Per Amalia Menna Pantaleo, di Nicola Pantaleo Spa, “i dati (esposti da IRI durante il workshop, ndr) descrivono un’Italia diversificata, in cui nelle zone di maggior produzione è forte la tendenza a prediligere le aziende locali a chilometro zero, mentre in quelle meno produttive ci si affida a criteri come la provenienza o la presenza di disciplinari specifici. Il consumatore – condivide – è convinto di acquistare olio italiano quando in realtà gli sfugge quello che dice l’etichetta, mentre è poco credibile nella così chiara distinzione fra Igp e Dop. In generale c’è una diminuzione delle vendite a valore oltre che a volume. Il primo cambia al variare della materia prima e nel nostro monitoraggio delle vendite non è molto significativo. La pressione promozionale invece è come sempre forte e bisognerebbe cercare di unificare le strategie fra industria e retail per cercare di ridare dignità al settore, siamo arrivati a un livello veramente limite nelle trattative nella cessione del prezzo pubblico.
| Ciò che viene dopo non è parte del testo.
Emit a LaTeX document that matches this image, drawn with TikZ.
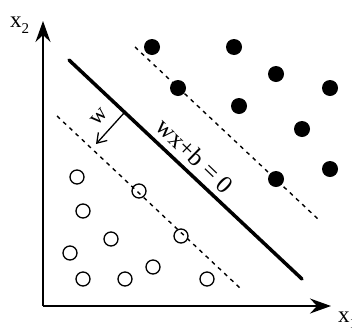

Quest’anno però ho notato un’attenzione diversa del retail ai concetti di qualità e miglioramento delle condizioni al consumatore, soprattutto in termini qualitativi. Una tendenza che innegabilmente aiuta anche l’industria a dare dignità a un prodotto del tutto italiano che ci distingue nel mondo e che dobbiamo evitare di offendere sullo scaffale o in qualunque altra vetrina”. 

Infine Francesco Iuculano, responsabile commerciale Todis: “Anche nell’olio extravergine di oliva stiamo lavorando sempre meno sul concetto di prezzo più basso, pur essendo un canale convenienza cerchiamo di promuovere un giusto rapporto fra qualità e prezzo. Sull’Evo abbiamo fatto un progetto legato a determinati tipi di capitolati che impongono un prezzo al pubblico competitivo ma non sotto i tre euro in continuativo. Vogliamo dare – conclude – valore a un prodotto che non può essere venduto solo in promozione ma con una qualità che il consumatore deve riconoscere”.